- STATED TASK: The listing below begins with the first line you should copy; stop after the line containing "93.99, 85.13, 84.87];", and drop every picture.

- RECORDED INFORMATION:
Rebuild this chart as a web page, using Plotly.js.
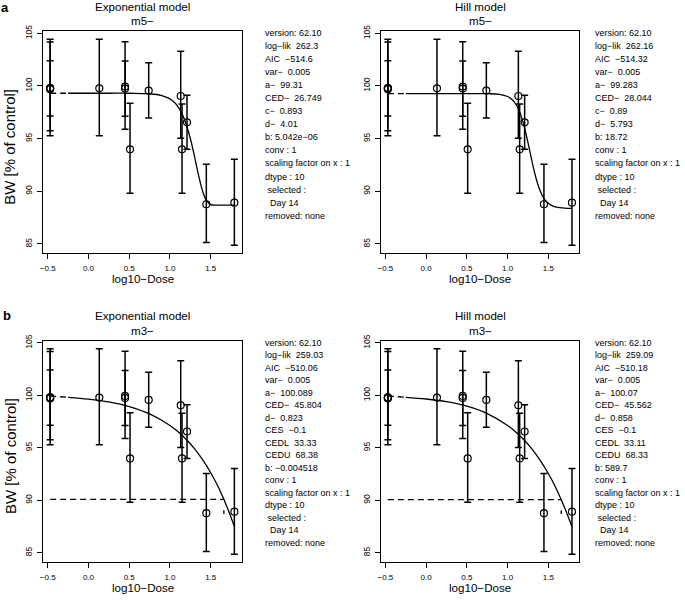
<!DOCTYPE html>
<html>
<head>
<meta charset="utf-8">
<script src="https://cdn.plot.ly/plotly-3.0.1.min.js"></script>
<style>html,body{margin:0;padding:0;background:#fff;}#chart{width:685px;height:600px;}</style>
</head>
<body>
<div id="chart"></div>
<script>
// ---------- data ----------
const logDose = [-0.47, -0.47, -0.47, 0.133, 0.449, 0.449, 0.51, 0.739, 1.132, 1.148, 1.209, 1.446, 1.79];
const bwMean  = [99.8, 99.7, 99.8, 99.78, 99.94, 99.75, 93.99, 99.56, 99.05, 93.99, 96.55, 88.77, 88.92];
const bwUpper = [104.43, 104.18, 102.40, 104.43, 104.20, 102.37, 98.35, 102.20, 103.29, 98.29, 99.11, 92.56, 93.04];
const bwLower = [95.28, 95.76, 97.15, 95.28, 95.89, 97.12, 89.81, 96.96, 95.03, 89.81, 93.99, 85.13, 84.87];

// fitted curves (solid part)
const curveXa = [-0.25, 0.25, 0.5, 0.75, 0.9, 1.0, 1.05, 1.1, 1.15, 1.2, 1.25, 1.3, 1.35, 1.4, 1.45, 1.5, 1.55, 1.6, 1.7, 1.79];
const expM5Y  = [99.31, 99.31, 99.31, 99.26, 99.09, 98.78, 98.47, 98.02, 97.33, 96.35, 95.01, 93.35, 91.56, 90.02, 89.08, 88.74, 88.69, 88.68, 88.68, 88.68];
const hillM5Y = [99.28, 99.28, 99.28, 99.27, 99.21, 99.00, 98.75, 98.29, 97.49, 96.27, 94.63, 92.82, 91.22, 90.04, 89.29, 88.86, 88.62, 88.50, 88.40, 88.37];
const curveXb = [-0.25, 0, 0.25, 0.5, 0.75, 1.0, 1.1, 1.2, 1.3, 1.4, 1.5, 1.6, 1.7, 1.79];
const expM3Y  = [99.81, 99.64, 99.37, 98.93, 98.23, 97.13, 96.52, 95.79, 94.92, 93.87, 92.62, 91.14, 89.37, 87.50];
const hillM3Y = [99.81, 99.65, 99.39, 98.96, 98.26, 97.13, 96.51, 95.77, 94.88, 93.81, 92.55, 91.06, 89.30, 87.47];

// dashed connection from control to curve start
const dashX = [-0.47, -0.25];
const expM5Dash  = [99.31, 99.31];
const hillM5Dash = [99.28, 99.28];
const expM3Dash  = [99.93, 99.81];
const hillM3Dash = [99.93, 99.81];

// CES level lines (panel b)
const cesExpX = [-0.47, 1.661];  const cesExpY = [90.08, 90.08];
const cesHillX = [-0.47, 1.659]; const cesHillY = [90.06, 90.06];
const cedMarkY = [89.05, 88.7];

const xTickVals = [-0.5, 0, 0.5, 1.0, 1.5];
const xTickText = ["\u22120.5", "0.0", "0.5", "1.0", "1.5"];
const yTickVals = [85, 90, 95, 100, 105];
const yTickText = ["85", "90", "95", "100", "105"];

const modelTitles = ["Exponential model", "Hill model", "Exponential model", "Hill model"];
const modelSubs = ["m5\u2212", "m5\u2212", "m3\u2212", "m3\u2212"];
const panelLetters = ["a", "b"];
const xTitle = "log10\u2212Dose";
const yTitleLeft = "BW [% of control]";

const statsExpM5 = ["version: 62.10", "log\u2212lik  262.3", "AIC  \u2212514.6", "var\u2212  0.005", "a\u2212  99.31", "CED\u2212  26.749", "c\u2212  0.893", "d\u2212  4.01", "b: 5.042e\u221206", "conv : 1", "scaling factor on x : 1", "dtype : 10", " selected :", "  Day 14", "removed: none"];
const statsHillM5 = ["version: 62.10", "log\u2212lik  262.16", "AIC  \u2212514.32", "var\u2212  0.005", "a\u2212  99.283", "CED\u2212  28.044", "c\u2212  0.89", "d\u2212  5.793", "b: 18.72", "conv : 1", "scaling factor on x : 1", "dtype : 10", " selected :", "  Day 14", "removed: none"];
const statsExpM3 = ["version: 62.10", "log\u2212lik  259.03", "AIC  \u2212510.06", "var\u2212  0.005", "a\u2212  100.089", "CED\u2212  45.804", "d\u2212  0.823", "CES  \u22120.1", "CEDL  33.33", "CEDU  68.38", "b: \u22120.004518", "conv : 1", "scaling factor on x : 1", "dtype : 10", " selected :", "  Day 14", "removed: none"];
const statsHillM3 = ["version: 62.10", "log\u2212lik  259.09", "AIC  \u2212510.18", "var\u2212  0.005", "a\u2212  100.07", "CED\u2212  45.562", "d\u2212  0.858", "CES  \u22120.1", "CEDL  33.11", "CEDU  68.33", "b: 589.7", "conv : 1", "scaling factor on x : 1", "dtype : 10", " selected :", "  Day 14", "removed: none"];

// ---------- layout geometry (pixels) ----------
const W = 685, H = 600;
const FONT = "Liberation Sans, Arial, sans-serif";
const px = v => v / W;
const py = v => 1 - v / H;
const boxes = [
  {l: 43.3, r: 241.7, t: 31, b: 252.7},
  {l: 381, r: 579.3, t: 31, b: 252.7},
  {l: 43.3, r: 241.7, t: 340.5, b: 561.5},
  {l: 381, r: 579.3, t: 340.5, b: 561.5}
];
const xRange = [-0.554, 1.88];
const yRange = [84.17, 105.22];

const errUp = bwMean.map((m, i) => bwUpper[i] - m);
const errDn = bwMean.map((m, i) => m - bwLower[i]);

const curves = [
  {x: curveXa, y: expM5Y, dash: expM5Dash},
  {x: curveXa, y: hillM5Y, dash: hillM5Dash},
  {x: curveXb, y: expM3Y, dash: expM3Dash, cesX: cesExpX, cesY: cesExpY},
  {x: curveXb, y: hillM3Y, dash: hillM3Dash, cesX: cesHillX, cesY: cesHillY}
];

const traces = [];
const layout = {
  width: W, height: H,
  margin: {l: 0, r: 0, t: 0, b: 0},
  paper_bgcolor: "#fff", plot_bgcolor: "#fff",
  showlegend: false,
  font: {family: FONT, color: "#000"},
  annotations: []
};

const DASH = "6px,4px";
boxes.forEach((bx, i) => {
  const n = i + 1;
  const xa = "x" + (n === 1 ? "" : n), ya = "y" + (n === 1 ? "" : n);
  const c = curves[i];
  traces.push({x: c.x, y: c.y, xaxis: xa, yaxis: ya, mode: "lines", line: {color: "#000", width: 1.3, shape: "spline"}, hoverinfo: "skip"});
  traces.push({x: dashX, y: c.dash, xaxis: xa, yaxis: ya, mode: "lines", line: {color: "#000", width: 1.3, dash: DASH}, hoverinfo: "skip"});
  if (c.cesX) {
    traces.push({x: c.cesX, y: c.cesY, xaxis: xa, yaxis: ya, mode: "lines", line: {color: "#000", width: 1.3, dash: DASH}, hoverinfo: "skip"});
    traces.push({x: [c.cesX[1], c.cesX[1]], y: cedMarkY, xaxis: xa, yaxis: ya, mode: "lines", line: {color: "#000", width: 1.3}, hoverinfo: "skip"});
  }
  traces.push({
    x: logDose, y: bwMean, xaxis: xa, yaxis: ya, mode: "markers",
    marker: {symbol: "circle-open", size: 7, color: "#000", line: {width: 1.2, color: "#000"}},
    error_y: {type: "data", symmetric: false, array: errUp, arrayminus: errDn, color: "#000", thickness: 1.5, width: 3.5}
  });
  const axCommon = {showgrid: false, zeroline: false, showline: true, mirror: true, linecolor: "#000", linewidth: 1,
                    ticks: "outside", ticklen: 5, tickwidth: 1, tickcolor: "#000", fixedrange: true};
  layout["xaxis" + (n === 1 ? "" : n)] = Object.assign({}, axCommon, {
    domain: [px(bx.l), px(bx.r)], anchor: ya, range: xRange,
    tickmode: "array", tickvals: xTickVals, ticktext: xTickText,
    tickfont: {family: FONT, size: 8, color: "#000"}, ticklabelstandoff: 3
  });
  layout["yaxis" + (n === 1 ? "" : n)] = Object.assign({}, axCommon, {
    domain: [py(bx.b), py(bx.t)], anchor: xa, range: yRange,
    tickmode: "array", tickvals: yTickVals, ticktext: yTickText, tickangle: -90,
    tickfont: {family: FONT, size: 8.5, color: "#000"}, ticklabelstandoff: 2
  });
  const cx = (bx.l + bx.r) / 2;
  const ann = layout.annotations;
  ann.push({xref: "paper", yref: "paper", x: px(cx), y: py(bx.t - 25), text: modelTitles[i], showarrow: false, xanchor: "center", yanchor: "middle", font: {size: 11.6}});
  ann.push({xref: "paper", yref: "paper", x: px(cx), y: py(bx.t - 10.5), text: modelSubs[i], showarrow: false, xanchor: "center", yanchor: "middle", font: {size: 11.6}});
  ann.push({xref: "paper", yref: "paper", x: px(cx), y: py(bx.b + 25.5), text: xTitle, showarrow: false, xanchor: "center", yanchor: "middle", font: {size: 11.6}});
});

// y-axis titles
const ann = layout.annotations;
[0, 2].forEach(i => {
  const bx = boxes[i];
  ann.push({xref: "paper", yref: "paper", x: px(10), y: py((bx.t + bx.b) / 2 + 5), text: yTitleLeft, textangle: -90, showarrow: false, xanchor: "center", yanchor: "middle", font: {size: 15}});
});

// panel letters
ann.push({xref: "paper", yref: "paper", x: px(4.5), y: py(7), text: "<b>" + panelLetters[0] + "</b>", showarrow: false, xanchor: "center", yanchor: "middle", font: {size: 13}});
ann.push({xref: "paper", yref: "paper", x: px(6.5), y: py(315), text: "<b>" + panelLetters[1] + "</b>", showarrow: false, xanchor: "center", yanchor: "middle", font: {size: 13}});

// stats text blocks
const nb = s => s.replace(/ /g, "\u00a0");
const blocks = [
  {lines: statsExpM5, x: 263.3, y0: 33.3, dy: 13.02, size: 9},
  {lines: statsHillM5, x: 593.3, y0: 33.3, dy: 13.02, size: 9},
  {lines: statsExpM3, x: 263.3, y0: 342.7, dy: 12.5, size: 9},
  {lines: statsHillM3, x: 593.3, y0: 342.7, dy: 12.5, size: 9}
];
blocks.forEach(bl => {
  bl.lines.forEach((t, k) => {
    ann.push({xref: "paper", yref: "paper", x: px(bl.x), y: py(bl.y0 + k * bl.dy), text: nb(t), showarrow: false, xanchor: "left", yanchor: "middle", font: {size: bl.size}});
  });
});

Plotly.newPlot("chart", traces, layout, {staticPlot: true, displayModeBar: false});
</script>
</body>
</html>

- THE ANSWER:
Rebuild this chart as a web page, using Plotly.js.
<!DOCTYPE html>
<html>
<head>
<meta charset="utf-8">
<script src="https://cdn.plot.ly/plotly-3.0.1.min.js"></script>
<style>html,body{margin:0;padding:0;background:#fff;}#chart{width:685px;height:600px;}</style>
</head>
<body>
<div id="chart"></div>
<script>
// ---------- data ----------
const logDose = [-0.47, -0.47, -0.47, 0.133, 0.449, 0.449, 0.51, 0.739, 1.132, 1.148, 1.209, 1.446, 1.79];
const bwMean  = [99.8, 99.7, 99.8, 99.78, 99.94, 99.75, 93.99, 99.56, 99.05, 93.99, 96.55, 88.77, 88.92];
const bwUpper = [104.43, 104.18, 102.40, 104.43, 104.20, 102.37, 98.35, 102.20, 103.29, 98.29, 99.11, 92.56, 93.04];
const bwLower = [95.28, 95.76, 97.15, 95.28, 95.89, 97.12, 89.81, 96.96, 95.03, 89.81, 93.99, 85.13, 84.87];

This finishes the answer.